The gap between what is committed and what is owed is still $147.5 million. Users are betting on Drift’s future revenue to close it.
Drift will issue a dedicated recovery token to every user impacted by the April 1 exploit. The token is separate from the DRIFT governance token and represents a claim on the recovery pool. Critically, it is transferable – meaning users who cannot wait for the pool to fill can sell their claim.
As stolen funds are recovered through law enforcement and blockchain forensics work, those assets will also be added to the pool.
Read More: If Smart Contracts Are Getting Safer, Why Is Crypto Still Losing $450M to Hacks?
When Drift relaunches, it will settle in USDT instead of USDC.
The timing is pointed. After the April 1 hack, Circle’s CEO cited a “moral quandary” when asked why the company did not freeze the $71 million in stolen USDC as it was bridged from Solana to Ethereum. ZachXBT publicly called out the inaction.
Now, Tether – whose own stablecoin was among the assets stolen in the hack – becomes Drift’s settlement layer and market-making backer at relaunch.
No official statement has called it a rebuke. The decision speaks for itself.

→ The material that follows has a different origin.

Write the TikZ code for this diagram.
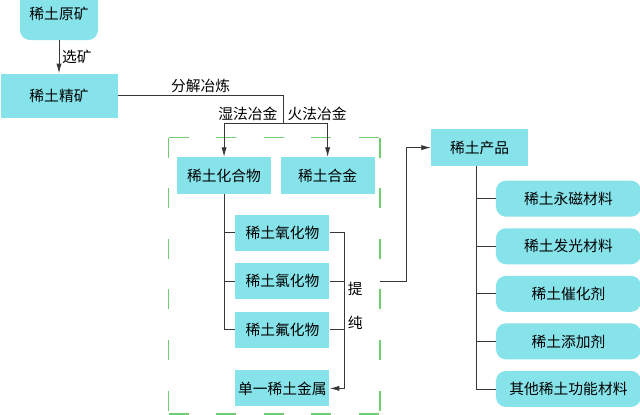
\documentclass[tikz,border=0pt]{standalone}
\usepackage{fontspec}
\setmainfont{Noto Sans CJK SC}
\usepackage{tikz}
\usetikzlibrary{positioning}
\usetikzlibrary{calc}
\usetikzlibrary{arrows.meta}
\usetikzlibrary{fit}
\definecolor{boxcyan}{RGB}{134,227,234}
\definecolor{framegreen}{RGB}{112,206,112}
\definecolor{linegray}{RGB}{55,55,55}

\begin{document}
\begin{tikzpicture}[
        node distance=0.3cm,
        box/.style={fill=boxcyan, draw=none, inner sep=1pt,
                    minimum width=2.35cm, minimum height=0.9cm,
                    align=center, font=\fontsize{10.5pt}{12pt}\selectfont},
        roundbox/.style={box, rounded corners=0.25cm},
        lbl/.style={font=\fontsize{10.5pt}{12pt}\selectfont, inner sep=2pt},
        link/.style={draw=linegray, line width=0.6pt},
        arrow/.style={-{Latex[length=2.4mm, width=1.3mm]}, link},
        frame/.style={draw=framegreen, line width=1pt}
    ]
        \useasboundingbox (0,0) rectangle (16,-10.35);

        \node[roundbox, minimum width=1.95cm, minimum height=1.3cm] at (1.475,-0.35) (raw) {稀土原矿};
        \node[box, minimum width=2.925cm, minimum height=1.1cm, below=0.825cm of raw] (conc) {稀土精矿};
        \node[box, minimum height=0.925cm, below right=0.975cm and 1.475cm of conc] (compound) {稀土化合物};
        \node[box, minimum height=0.925cm, right=0.225cm of compound] (alloy) {稀土合金};
        \node[box, below=0.5cm of compound, xshift=1.46cm] (oxide) {稀土氧化物};
        \node[box, below=of oxide] (chloride) {稀土氯化物};
        \node[box, below=of chloride] (fluoride) {稀土氟化物};
        \node[box, below=0.55cm of fluoride] (metal) {单一稀土金属};
        \node[box, minimum width=2.425cm, minimum height=0.925cm, right=1.4cm of alloy, yshift=0.7cm] (product) {稀土产品};
        \node[roundbox, minimum width=3.625cm, below right=0.35cm and 0.4cm of product.south] (magnet) {稀土永磁材料};
        \node[roundbox, minimum width=3.625cm, below=0.275cm of magnet] (lumin) {稀土发光材料};
        \node[roundbox, minimum width=3.625cm, below=0.275cm of lumin] (catal) {稀土催化剂};
        \node[roundbox, minimum width=3.625cm, below=0.275cm of catal] (additive) {稀土添加剂};
        \node[roundbox, minimum width=3.625cm, below=0.275cm of additive] (other) {其他稀土功能材料};

        % dashed group round compounds and alloys, each side starts and ends on a dash
        \coordinate (groupnw) at ($(compound.north west)+(-0.2,0.475)$);
        \coordinate (groupse) at ($(alloy.east |- metal.south)+(0.125,-0.175)$);
        \node[inner sep=0pt, fit=(groupnw)(groupse)] (group) {};
        \draw[frame, dash pattern=on 0.5cm off 0.6875cm] (group.north west) -- (group.north east);
        \draw[frame, dash pattern=on 0.5cm off 0.6875cm] (group.south west) -- (group.south east);
        \draw[frame, dash pattern=on 0.5cm off 0.765cm] (group.north west) -- (group.south west);
        \draw[frame, dash pattern=on 0.5cm off 0.765cm] (group.north east) -- (group.south east);

        \coordinate (fork) at ($(compound.north east)!0.5!(alloy.north west)+(0.19,0.825)$);
        \coordinate (purify) at ($(oxide.east)+(0.375,0)$);

        \draw[arrow] (raw) -- node[lbl, right] {选矿} (conc);
        \draw[link] (conc.east) -- node[lbl, above] {分解冶炼} (conc.east -| fork) -- (fork);
        \draw[arrow] (fork) -| node[lbl, pos=0.3, above] {湿法冶金} (compound.north);
        \draw[arrow] (fork) -| node[lbl, pos=0.38, above] {火法冶金} (alloy.north);

        \foreach \n in {oxide, chloride, fluoride} {
            \draw[link] (compound.south) |- (\n.west);
            \draw[link] (\n.east) -- (\n.east -| purify);
        }
        \draw[arrow] (purify) |- node[lbl, pos=0.18, right] {提} node[lbl, pos=0.29, right] {纯} (metal.east);

        \draw[arrow] (group.east |- chloride) -- ++(0.65,0) |- (product.west);
        \foreach \n in {magnet, lumin, catal, additive, other}
            \draw[link] ([xshift=-0.09cm]product.south) |- (\n.west);
    \end{tikzpicture}
\end{document}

Drift is replacing its system.
Two independent audits are required before relaunch: one from Ottersec, one from Asymmetric. A new community-governed multisig will replace the existing structure, with timelocks enforced on all critical administrative actions. Durable nonces, a key vector in the April 1 attack, are being disabled for all signers. All multisig signers will operate on dedicated signing devices.
Every specific failure from April 1 is being addressed directly.
The $295 million total loss breaks down across 19 asset types. JLP alone accounted for $159 million – more than half. USDC was second at $71 million.
The insurance fund was unaffected. All insurance fund depositors’ assets remain intact and will be accessible at relaunch.